I would say I’m the luckiest girl in the world, but we all know that’s not quite true. And besides, to chalk all the good things in my life up to luck would diminish my achievements; and I’ve worked too damn hard to get to where I am to not take some of the credit.

But, back to the point, I keep finding myself in situations that younger me was too afraid to really dream about. And I don’t know how to express how overwhelming it is to experience theses things with that knowledge in the back of my mind. Even now, it’s hard for me to wrap my head around the fact that I just spent four weeks in Europe and and am currently spending two weeks at Stanford; just like I still have these moments of absolute shock that I am a student at Yale University. It’s mind-blowing. So I put a lot of pressure on myself to get a lot out of these experiences. I want to be constantly learning something.

What did I learn while I was studying abroad? Well, I learned a lot about Danish and Finnish education systems and child care (as that is what I was studying). I could (and did) write a lengthy academic paper about that topic, but I won’t do that here. I learned a lot more than that though. Talking to people never gets any easier, but forcing yourself to do so is rewarding (and nothing worth doing is easy anyway). I love chickpeas and hummus and pistachios (pistachio ice cream omg) and salmon: I guess you could say I learned to not knock it ’til I try it. You can become great friends with people in a very short amount of time. You can communicate with anyone regardless of language barriers. Sometimes getting lost is just a part of the adventure, and you can having fun doing anything, if you’re doing it with the right people.

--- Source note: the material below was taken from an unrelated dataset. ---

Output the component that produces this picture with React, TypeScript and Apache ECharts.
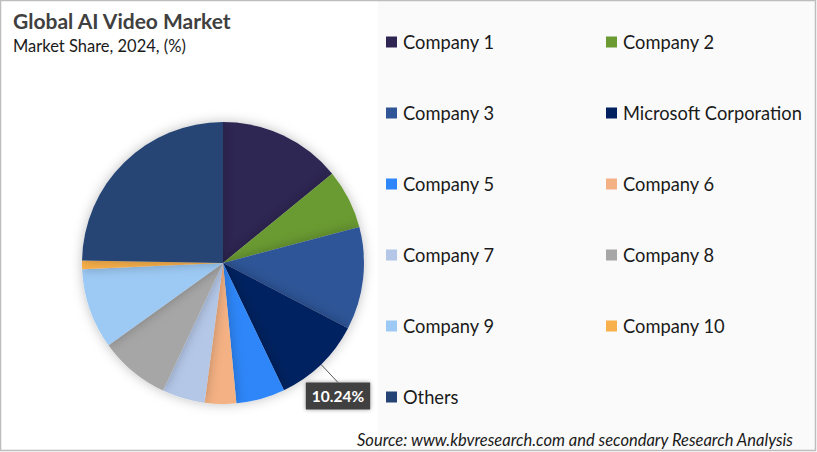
import React, { useEffect, useRef } from "react";
import * as echarts from "echarts";

const companies = [
  "Company 1",
  "Company 2",
  "Company 3",
  "Microsoft Corporation",
  "Company 5",
  "Company 6",
  "Company 7",
  "Company 8",
  "Company 9",
  "Company 10",
  "Others",
];
const shares = [14.1, 6.8, 11.75, 10.24, 5.6, 3.6, 4.9, 8.1, 9.2, 1.0, 24.71];
const colors = [
  "#2E2552",
  "#6A9A31",
  "#2F5597",
  "#002060",
  "#2E86F8",
  "#F4B183",
  "#B4C7E7",
  "#A6A6A6",
  "#9DCAF5",
  "#F8B04C",
  "#254475",
];
const labelledCompany = "Microsoft Corporation";

const title = "Global AI Video Market";
const subtitle = "Market Share, 2024, (%)";
const source = "Source: www.kbvresearch.com and secondary Research Analysis";

export default function App() {
  const ref = useRef<HTMLDivElement>(null);
  useEffect(() => {
    if (!ref.current) return;
    const chart = echarts.init(ref.current, undefined, { renderer: "svg" });
    const font = "Lato, 'Open Sans', sans-serif";
    chart.setOption({
      animation: false,
      backgroundColor: "#ffffff",
      textStyle: { fontFamily: font },
      graphic: [
        {
          type: "rect",
          silent: true,
          z: -10,
          shape: { x: 378, y: 1, width: 437, height: 449 },
          style: { fill: "#FAFAFA" },
        },
        {
          type: "rect",
          silent: true,
          z: 100,
          shape: { x: 0.5, y: 0.5, width: 815, height: 450 },
          style: { fill: "none", stroke: "#BDBDBD", lineWidth: 1.5 },
        },
      ],
      title: [
        {
          text: title,
          left: 13,
          top: 10,
          padding: 0,
          textStyle: { fontFamily: font, fontSize: 21, fontWeight: "bold", color: "#404040" },
        },
        {
          text: subtitle,
          left: 13,
          top: 37,
          padding: 0,
          textStyle: { fontFamily: font, fontSize: 16.5, fontWeight: "normal", color: "#1a1a1a" },
        },
        {
          text: source,
          left: 357,
          top: 431,
          padding: 0,
          textStyle: { fontFamily: font, fontSize: 16.5, fontStyle: "italic", fontWeight: "normal", color: "#1a1a1a" },
        },
      ],
      legend: {
        orient: "horizontal",
        left: 386,
        top: 18,
        width: 430,
        itemWidth: 11,
        itemHeight: 11,
        itemGap: 23,
        icon: "rect",
        padding: 0,
        selectedMode: false,
        data: companies,
        textStyle: {
          fontFamily: font,
          fontSize: 18.3,
          color: "#1a1a1a",
          width: 180,
          lineHeight: 48,
          padding: [0, 0, 0, 1],
        },
      },
      series: [
        {
          type: "pie",
          center: [223, 263],
          radius: [0, 141],
          startAngle: 90,
          clockwise: true,
          avoidLabelOverlap: false,
          itemStyle: {
            shadowBlur: 12,
            shadowColor: "rgba(0,0,0,0.25)",
          },
          label: { show: false },
          labelLine: { show: false },
          labelLayout: (params: any) => {
            if (params.dataIndex !== companies.indexOf(labelledCompany)) return {};
            return { x: 338, y: 396, align: "center", verticalAlign: "middle" };
          },
          data: companies.map((name, i) => {
            const item: any = {
              name,
              value: shares[i],
              itemStyle: { color: colors[i] },
            };
            if (name === labelledCompany) {
              item.label = {
                show: true,
                position: "outside",
                formatter: (p: any) => p.value.toFixed(2) + "%",
                fontFamily: font,
                fontSize: 15.5,
                fontWeight: "bold",
                color: "#ffffff",
                backgroundColor: "#404040",
                padding: [6, 6, 5, 6],
                shadowBlur: 4,
                shadowColor: "rgba(0,0,0,0.4)",
              };
              item.labelLine = {
                show: true,
                length: 10,
                length2: 0,
                lineStyle: { color: "#595959", width: 1 },
              };
            }
            return item;
          }),
        },
      ],
    });
    return () => chart.dispose();
  }, []);
  return (
    <div
      ref={ref}
      style={{ position: "absolute", left: 0, top: 0, width: 817, height: 452 }}
    />
  );
}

More than anything, I was reminded of a lesson that I’ve been learning for years now: growth only comes when you step out of your comfort zone.

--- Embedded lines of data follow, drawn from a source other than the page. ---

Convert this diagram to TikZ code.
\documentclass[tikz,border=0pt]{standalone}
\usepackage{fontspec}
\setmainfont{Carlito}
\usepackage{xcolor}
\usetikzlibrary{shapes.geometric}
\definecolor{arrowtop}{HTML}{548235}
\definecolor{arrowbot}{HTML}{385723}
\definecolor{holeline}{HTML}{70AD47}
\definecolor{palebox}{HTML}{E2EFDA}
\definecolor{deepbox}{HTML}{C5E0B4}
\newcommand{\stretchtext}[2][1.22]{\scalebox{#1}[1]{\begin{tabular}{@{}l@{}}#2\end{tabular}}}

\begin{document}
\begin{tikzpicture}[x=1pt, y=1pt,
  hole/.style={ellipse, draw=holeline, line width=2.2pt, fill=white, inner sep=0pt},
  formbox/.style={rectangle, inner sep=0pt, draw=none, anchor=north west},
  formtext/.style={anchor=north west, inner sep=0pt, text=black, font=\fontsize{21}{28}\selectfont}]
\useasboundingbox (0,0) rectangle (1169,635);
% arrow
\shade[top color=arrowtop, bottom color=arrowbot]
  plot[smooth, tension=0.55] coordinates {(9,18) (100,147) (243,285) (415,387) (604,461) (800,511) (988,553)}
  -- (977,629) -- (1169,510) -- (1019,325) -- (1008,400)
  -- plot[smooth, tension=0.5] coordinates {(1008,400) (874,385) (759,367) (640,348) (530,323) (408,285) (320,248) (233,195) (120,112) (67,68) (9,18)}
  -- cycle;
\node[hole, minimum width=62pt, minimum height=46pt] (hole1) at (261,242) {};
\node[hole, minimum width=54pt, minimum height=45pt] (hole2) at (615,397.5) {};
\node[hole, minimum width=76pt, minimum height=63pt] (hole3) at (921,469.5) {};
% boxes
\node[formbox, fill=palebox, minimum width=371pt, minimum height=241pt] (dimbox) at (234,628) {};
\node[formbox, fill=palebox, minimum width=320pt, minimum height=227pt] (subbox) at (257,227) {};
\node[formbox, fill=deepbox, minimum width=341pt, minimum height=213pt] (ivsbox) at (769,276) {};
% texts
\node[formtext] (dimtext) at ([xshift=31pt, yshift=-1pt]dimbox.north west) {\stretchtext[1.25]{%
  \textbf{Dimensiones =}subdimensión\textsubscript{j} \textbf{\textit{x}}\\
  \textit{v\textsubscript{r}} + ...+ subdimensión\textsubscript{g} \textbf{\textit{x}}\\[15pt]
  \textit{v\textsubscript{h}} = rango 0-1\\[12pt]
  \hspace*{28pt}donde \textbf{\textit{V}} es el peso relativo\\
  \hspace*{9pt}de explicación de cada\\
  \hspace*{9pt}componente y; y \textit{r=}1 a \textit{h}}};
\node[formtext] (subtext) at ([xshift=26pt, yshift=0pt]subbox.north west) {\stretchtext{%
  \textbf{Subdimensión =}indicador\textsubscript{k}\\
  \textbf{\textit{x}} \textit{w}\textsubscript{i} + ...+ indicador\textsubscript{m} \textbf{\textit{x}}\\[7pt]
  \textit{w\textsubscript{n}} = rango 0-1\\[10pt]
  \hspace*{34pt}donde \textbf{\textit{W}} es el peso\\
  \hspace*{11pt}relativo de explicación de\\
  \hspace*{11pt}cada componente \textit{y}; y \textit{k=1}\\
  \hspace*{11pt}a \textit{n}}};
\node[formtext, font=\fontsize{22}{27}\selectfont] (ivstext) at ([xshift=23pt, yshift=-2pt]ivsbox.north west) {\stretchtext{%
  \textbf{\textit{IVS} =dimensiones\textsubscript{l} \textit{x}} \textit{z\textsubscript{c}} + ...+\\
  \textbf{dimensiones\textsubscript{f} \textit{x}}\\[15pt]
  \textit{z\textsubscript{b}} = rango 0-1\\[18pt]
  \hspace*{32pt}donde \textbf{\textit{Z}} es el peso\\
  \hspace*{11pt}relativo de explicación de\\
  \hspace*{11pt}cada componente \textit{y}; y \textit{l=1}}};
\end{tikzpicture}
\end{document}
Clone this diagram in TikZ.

So I played with Danish kids who didn’t speak a word of English. I ate things I didn’t think I’d like. I went to bars and clubs and danced and met new people. I got on trains and hoped I was going in the right direction. I sat in a sauna and then jumped into a freezing cold Finnish lake. I spoke up in class. I got a tattoo!

I made friends. And it’s crazy to think that I only spent four weeks with some of the people I met, because it honestly feels like I’ve known them for years. More than anything, when I think of my time in Europe, I will remember dancing down the street, singing, gathering evidence that Pekka is a vampire, laughing over tinder messages, screaming along to High School Musical in a Finnish karaoke bar, running through the rain to get pizza, sitting in a cozy spot and feeling warm and comfortable and happy to be with friends. I will remember hygge.

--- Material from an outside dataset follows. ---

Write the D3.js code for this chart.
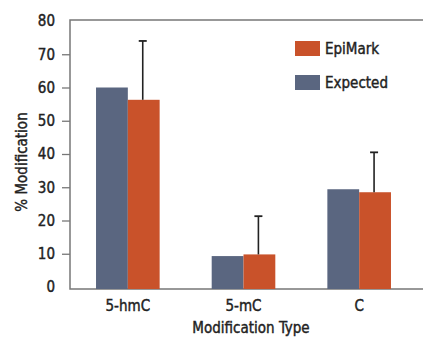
<!DOCTYPE html>
<html><head><meta charset="utf-8">
<script src="https://cdn.jsdelivr.net/npm/d3@7"></script>
<style>
html,body{margin:0;padding:0;background:#fff;}
text{font-family:"DejaVu Sans Condensed","DejaVu Sans",sans-serif;font-stretch:condensed;fill:#222;stroke:#222;stroke-width:0.4px;}
</style></head>
<body><svg id="c" width="423" height="337"></svg>
<script>
const categories = ["5-hmC", "5-mC", "C"];
const seriesNames = ["Expected", "EpiMark"];
const expectedValues = [60, 9.3, 29.4];
const epimarkValues = [56.3, 9.8, 28.5];
const epimarkErrorTop = [74, 21.3, 40.5];
const yTicks = [0, 10, 20, 30, 40, 50, 60, 70, 80];
const colors = {Expected: "#5a6680", EpiMark: "#c9522a"};

(function () {
const svg = d3.select("#c");
const mLeft = 70, mRight = 423, mTop = 20, mBottom = 289;
const fs = 15;
const y = d3.scaleLinear().domain([0, 80]).range([287, 21]);
const x0 = d3.scaleBand().domain(categories).range([70, 417]).paddingInner(0.45).paddingOuter(0.225);
const x1 = d3.scaleBand().domain(seriesNames).range([0, x0.bandwidth()]);

// frame
svg.append("path").attr("d", `M${mRight},${mTop}H${mLeft}V${mBottom}H${mRight}`)
  .attr("fill", "none").attr("stroke", "#777").attr("stroke-width", 1.5);

// y axis ticks & labels
const yAxis = d3.axisLeft(y).tickValues(yTicks).tickSize(8).tickPadding(7).tickFormat(d3.format("d"));
const ga = svg.append("g").attr("transform", `translate(${mLeft},0)`).call(yAxis);
ga.select(".domain").remove();
ga.selectAll(".tick line").attr("stroke", "#777").attr("stroke-width", 1.3)
  .filter(d => d === 0 || d === 80).remove();
ga.selectAll(".tick text").attr("font-size", fs).attr("font-family", null).attr("fill", "#222");

const rows = categories.map((c, i) => ({c, Expected: expectedValues[i], EpiMark: epimarkValues[i], err: epimarkErrorTop[i]}));

const g = svg.append("g");
rows.forEach(r => {
  seriesNames.forEach(s => {
    g.append("rect")
      .attr("x", x0(r.c) + x1(s)).attr("width", x1.bandwidth())
      .attr("y", y(r[s])).attr("height", mBottom - y(r[s]))
      .attr("fill", colors[s]);
  });
  const cx = x0(r.c) + x1("EpiMark") + x1.bandwidth() / 2 - 1;
  g.append("line").attr("x1", cx).attr("x2", cx).attr("y1", y(r.EpiMark)).attr("y2", y(r.err))
    .attr("stroke", "#222").attr("stroke-width", 1.6);
  g.append("line").attr("x1", cx - 4).attr("x2", cx + 4).attr("y1", y(r.err)).attr("y2", y(r.err))
    .attr("stroke", "#222").attr("stroke-width", 1.8);
});

// x labels
svg.append("g").selectAll("text").data(categories).join("text")
  .attr("x", d => x0(d) + x0.bandwidth() / 2).attr("y", 311)
  .attr("text-anchor", "middle").attr("font-size", fs).text(d => d);

svg.append("text").attr("x", 251).attr("y", 333).attr("text-anchor", "middle")
  .attr("font-size", fs).text("Modification Type");
svg.append("text").attr("transform", "translate(27,162) rotate(-90)").attr("text-anchor", "middle")
  .attr("font-size", fs).text("% Modification");

// legend
const legend = [{s: "EpiMark", y: 41}, {s: "Expected", y: 75}];
legend.forEach(l => {
  svg.append("rect").attr("x", 295).attr("y", l.y).attr("width", 25).attr("height", 15).attr("fill", colors[l.s]);
  svg.append("text").attr("x", 325).attr("y", l.y + 13).attr("font-size", fs).text(l.s);
});
})();
</script></body></html>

Hygge. If I could use one word to sum up my experience abroad, it would be hygge. Hygge (pronounced like ‘who-guh’) is a quality of coziness that one gets when very comfortable in their surroundings; it leads to a feeling of warmth and contentment. This is a defining characteristic of Danish culture, and I felt it, surrounded by friends, talking and laughing. I love the concept so much that I got the word tattooed on my arm.

So, there it is. A fraction of what I how I feel about my trip to Europe and all of the wonderful things I experienced there.